The Court of Justice of the European Union (CJEU) has published its long-awaited decision in the case of Data Protection Commissioner [Ireland] v Facebook Ireland Ltd. and Maximillian Schrems (referred to as “Schrems II”). The CJEU has confirmed that the EU standard contractual clauses (SCCs) can provide a lawful framework for international transfers of personal data. At the same time, however, the court invalidated the EU-US Privacy Shield framework for personal data transfers to the United States.
What did the CJEU say?
Echoing the Advocate General’s opinion from December of last year, the CJEU confirmed the validity and sufficiency of the SCCs. However, transfers of personal data pursuant to the SCCs can (and should) be suspended or stopped entirely if the protection for personal data required by EU law cannot be ensured in the recipient country. It is up to the data exporter and the data recipient to determine, before any data transfer, whether the level of protection in the third country is sufficient to enable compliance with the SCCs. The CJEU also reiterated the fact that national data protection authorities have an obligation to intervene to suspend data transfers where the SCCs cannot be complied with in the recipient jurisdiction.
However, turning its attention to the EU-US Privacy Shield, the CJEU called sharply into question the protections granted to personal data in the context of the United States national security and intelligence services. The domestic law of the United States on the use of personal data by public authorities does not, in the CJEU’s view, provide protections that are essentially equivalent to those required under EU law. Given these issues, the CJEU declared Decision 2016/1250 (which approved the adequacy of the EU-US Privacy Shield) invalid.

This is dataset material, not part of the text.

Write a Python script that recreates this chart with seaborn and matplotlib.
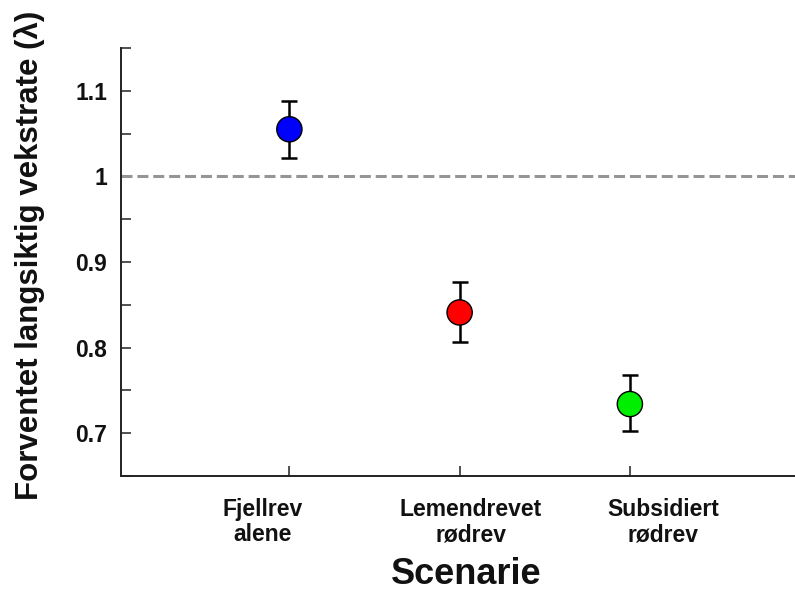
import numpy as np
import pandas as pd
import matplotlib
matplotlib.use("Agg")
import matplotlib.pyplot as plt
import matplotlib.transforms as mtransforms
from matplotlib.ticker import MultipleLocator, FixedLocator
import seaborn as sns

categories = ["Fjellrev\nalene", "Lemendrevet\nrødrev", "Subsidiert\nrødrev"]
means = [1.055, 0.841, 0.734]
upper = [1.088, 0.877, 0.768]
lower = [1.021, 0.806, 0.703]
colors = ["#0000FF", "#FF0000", "#00EE00"]
yticks = [0.7, 0.8, 0.9, 1.0, 1.1]
ytick_labels = ["0.7", "0.8", "0.9", "1", "1.1"]
reference_line = 1.0

sns.set_theme(style="ticks")
plt.rcParams["font.family"] = ["Liberation Sans", "DejaVu Sans"]

df = pd.DataFrame({"scenario": categories, "mean": means,
                   "upper": upper, "lower": lower})

fig = plt.figure(figsize=(7.95, 5.92), dpi=100)
ax = fig.add_axes([0.152, 0.196, 0.848, 0.723])

ax.axhline(reference_line, color="#959595", lw=2.2, ls=(0, (3.6, 1.6)), zorder=1)

xpos = np.arange(len(categories))
yerr = [df["mean"] - df["lower"], df["upper"] - df["mean"]]
ax.errorbar(xpos, df["mean"], yerr=yerr, fmt="none", ecolor="black",
            elinewidth=1.8, capsize=6, capthick=1.8, zorder=2)

sns.scatterplot(data=df, x="scenario", y="mean", hue="scenario",
                palette=colors, s=330, edgecolor="black", linewidth=1.0,
                legend=False, ax=ax, zorder=3)

ax.set_xlim(-0.99, 2.97)
ax.set_ylim(0.65, 1.15)
ax.yaxis.set_major_locator(FixedLocator(yticks))
ax.set_yticklabels(ytick_labels)
ax.yaxis.set_minor_locator(MultipleLocator(0.05))
ax.set_xticks(xpos)
ax.set_xticklabels(categories)

for side in ["top", "right"]:
    ax.spines[side].set_visible(False)
for side in ["left", "bottom"]:
    ax.spines[side].set_color("#222222")
    ax.spines[side].set_linewidth(1.4)

ax.tick_params(axis="y", which="both", direction="in", length=7, width=1.1,
               color="#222222", pad=10, labelsize=16.5, labelcolor="#111111")
ax.tick_params(axis="x", which="both", direction="in", length=7, width=1.1,
               color="#222222", pad=16, labelsize=16.5, labelcolor="#111111")
for lab in ax.get_yticklabels():
    lab.set_fontweight("bold")

shifts_px = [-27, 11, 33]
for lab, dx in zip(ax.get_xticklabels(), shifts_px):
    lab.set_fontweight("bold")
    lab.set_linespacing(1.12)
    lab.set_transform(lab.get_transform() +
                      mtransforms.ScaledTranslation(dx / 100, 0, fig.dpi_scale_trans))

ax.set_xlabel("Scenarie", fontsize=26, fontweight="bold", color="#111111")
ax.xaxis.set_label_coords(0.513, -0.19)
ax.set_ylabel("Forventet langsiktig vekstrate (λ)", fontsize=22.5,
              fontweight="bold", color="#111111")
ax.yaxis.set_label_coords(-0.113, 0.515)

fig.savefig("out.png", dpi=100)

What does this mean for businesses?
In part, this decision will come as a relief to businesses for whom the use of the SCCs is fundamental to ongoing compliance with the GDPR’s restrictions on international data transfers. However, the invalidation of the EU-US Privacy Shield, and the CJEU’s broader commentary on the lack of protection for personal data in the United States, do mean that organisations will need to understand and carefully assess the ramifications of any current and planned trans-Atlantic transfers of personal data. They will also need to consider more widely the circumstances in which they rely on SCCs for international transfers and the due diligence that may be required beforehand.